Why is one of those spelled with a single L and not the other?
For the etymology of Beryllium name it’s unclear but could be either Greek or Latin, and Helium is named after Helios (so Greek here).
As the comments have said, there isn’t any reason to expect these two different words to be spelled with the same number of Ls. The use of double consonant spellings in English is often related to either pronunciation or etymology.
The spelling of helium can be explained in terms of pronunciation. Helium has a “long e” sound in the first syllable. Double consonants are not usually used after vowel letters that represent “long” vowel sounds. “Hellium” would only be a plausible spelling for helium if the first syllable were pronounced with the vowel of hell rather than with the vowel of heel.

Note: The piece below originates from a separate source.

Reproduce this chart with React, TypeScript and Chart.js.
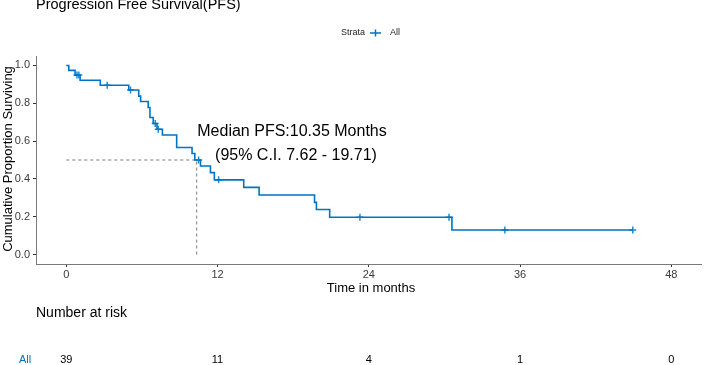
import React, { useEffect, useRef } from "react";
import { Chart, registerables } from "chart.js";

Chart.register(...registerables);

// Kaplan-Meier step points (time in months, survival proportion)
const eventTimes = [0, 0.2, 0.7, 1.1, 2.7, 4.96, 5.75, 5.9, 6.5, 6.64, 6.9, 7.2, 7.63, 8.76, 9.98, 10.2, 10.65, 11.44, 11.75, 14.08, 15.3, 19.7, 19.85, 20.9, 30.6, 44.95];
const survival = [1.0, 0.974, 0.949, 0.922, 0.895, 0.87, 0.838, 0.809, 0.778, 0.725, 0.693, 0.663, 0.632, 0.566, 0.534, 0.5, 0.468, 0.433, 0.395, 0.355, 0.315, 0.276, 0.238, 0.197, 0.13, 0.13];

// censored observations
const censorTimes = [0.85, 1.0, 3.25, 5.1, 7.06, 7.3, 10.5, 12.09, 23.3, 30.37, 34.8, 44.95];
const censorSurv = [0.949, 0.949, 0.895, 0.87, 0.693, 0.663, 0.5, 0.395, 0.197, 0.197, 0.13, 0.13];

const medianTime = 10.35;
const medianSurv = 0.5;

const xTicks = [0, 12, 24, 36, 48];
const yTicks = [0, 0.2, 0.4, 0.6, 0.8, 1.0];
const riskTimes = [0, 12, 24, 36, 48];
const riskCounts = [39, 11, 4, 1, 0];

const titleText = "Progression Free Survival(PFS)";
const annotLine1 = "Median PFS:10.35 Months";
const annotLine2 = "(95% C.I. 7.62 - 19.71)";

const BLUE = "#0073C2";
const FONT = '"Liberation Sans", Arial, sans-serif';

export default function App() {
  const ref = useRef<HTMLCanvasElement>(null);

  useEffect(() => {
    const canvas = ref.current!;
    const overlay = {
      id: "overlay",
      afterDraw(chart: any) {
        const ctx = chart.ctx as CanvasRenderingContext2D;
        const xs = chart.scales.x;
        ctx.save();
        // title
        ctx.fillStyle = "#000";
        ctx.textAlign = "left";
        ctx.textBaseline = "alphabetic";
        ctx.font = `14.5px ${FONT}`;
        ctx.fillText(titleText, 36, 9);
        // legend
        ctx.font = `9px ${FONT}`;
        ctx.fillStyle = "#222";
        ctx.textBaseline = "middle";
        ctx.fillText("Strata", 341, 33);
        ctx.fillText("All", 390, 33);
        ctx.strokeStyle = BLUE;
        ctx.lineWidth = 1.5;
        ctx.beginPath();
        ctx.moveTo(370, 33);
        ctx.lineTo(381, 33);
        ctx.moveTo(375.5, 29.5);
        ctx.lineTo(375.5, 36.5);
        ctx.stroke();
        // annotation
        ctx.fillStyle = "#000";
        ctx.font = `16px ${FONT}`;
        ctx.textAlign = "center";
        ctx.textBaseline = "alphabetic";
        ctx.fillText(annotLine1, 292, 136);
        ctx.fillText(annotLine2, 296, 160);
        // x title
        ctx.font = `13px ${FONT}`;
        ctx.textBaseline = "middle";
        ctx.fillText("Time in months", 371, 288);
        // y title
        ctx.save();
        ctx.translate(8, 159);
        ctx.rotate(-Math.PI / 2);
        ctx.fillText("Cumulative Proportion Surviving", 0, 0);
        ctx.restore();
        // risk table
        ctx.textAlign = "left";
        ctx.font = `14px ${FONT}`;
        ctx.fillText("Number at risk", 36, 313);
        ctx.font = `11px ${FONT}`;
        ctx.fillStyle = BLUE;
        ctx.fillText("All", 19, 360);
        ctx.fillStyle = "#000";
        ctx.textAlign = "center";
        riskTimes.forEach((t, i) => {
          ctx.fillText(String(riskCounts[i]), xs.getPixelForValue(t), 360);
        });
        ctx.restore();
      },
    };

    const chart = new Chart(canvas, {
      type: "line",
      data: {
        datasets: [
          {
            label: "median",
            data: [
              { x: 0, y: medianSurv },
              { x: medianTime, y: medianSurv },
              { x: medianTime, y: 0 },
            ],
            borderColor: "#555",
            borderWidth: 0.8,
            borderDash: [3, 3],
            pointRadius: 0,
            fill: false,
          },
          {
            label: "All",
            data: eventTimes.map((t, i) => ({ x: t, y: survival[i] })),
            borderColor: BLUE,
            borderWidth: 1.6,
            stepped: "before",
            pointRadius: 0,
            fill: false,
          },
          {
            label: "censor",
            data: censorTimes.map((t, i) => ({ x: t, y: censorSurv[i] })),
            showLine: false,
            pointStyle: "cross",
            pointRadius: 3.5,
            pointBorderWidth: 1.5,
            pointBorderColor: "#1C8AD0",
            pointBackgroundColor: "#1C8AD0",
          },
        ],
      },
      options: {
        animation: false,
        responsive: false,
        devicePixelRatio: 1,
        layout: { padding: { top: 56, left: 0, right: 0, bottom: 0 } },
        plugins: { legend: { display: false }, title: { display: false }, tooltip: { enabled: false } },
        scales: {
          x: {
            type: "linear",
            min: -2.4,
            max: 50.4,
            afterFit: (s: any) => {
              s.height = 101;
            },
            afterBuildTicks: (s: any) => {
              s.ticks = xTicks.map((v) => ({ value: v }));
            },
            ticks: {
              color: "#3a3a3a",
              font: { family: FONT, size: 11 },
              padding: 1,
              maxRotation: 0,
              autoSkip: false,
            },
            grid: { display: true, drawOnChartArea: false, drawTicks: true, tickLength: 3, color: "#333" },
            border: { display: true, color: "#7a7a7a", width: 1 },
          },
          y: {
            type: "linear",
            min: -0.05,
            max: 1.05,
            afterFit: (s: any) => {
              s.width = 36;
            },
            afterBuildTicks: (s: any) => {
              s.ticks = yTicks.map((v) => ({ value: v }));
            },
            ticks: {
              color: "#3a3a3a",
              font: { family: FONT, size: 11 },
              padding: 3,
              callback: (v: any) => Number(v).toFixed(1),
            },
            grid: { display: true, drawOnChartArea: false, drawTicks: true, tickLength: 3, color: "#333" },
            border: { display: true, color: "#7a7a7a", width: 1 },
          },
        },
      },
      plugins: [overlay],
    } as any);
    return () => chart.destroy();
  }, []);

  return (
    <div style={{ position: "fixed", left: 0, top: 0, width: 707, height: 365, background: "#fff" }}>
      <canvas ref={ref} width={707} height={365} style={{ width: 707, height: 365, display: "block" }} />
    </div>
  );
}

The spelling of beryllium can be explained in terms of etymology. As mentioned in the comments, both Greek βήρυλλος and the derived Latin beryllus have a double consonant in the same position.
Etymology also works as another way to explain the spelling of helium, since Greek ἥλιος has a single λ.
The spelling of beryllium can’t be explained in terms of pronunciation alone. A word spelled berylium would likely be pronounced the same way: compare syndactylia, which has a “short i” sound in the third syllable even though it is spelled with a single L. The “short i” pronunciation of Y in this context follows a rule that I explain in my answer to the question Why do we pronounce a long second vowel in “decide”, but a short second vowel in “decision”?
In my answer to Adding an L when appending an -ium suffix to a word? (Metallium vs. Metalium), I give more examples of words that are spelled with double L for etymological reasons.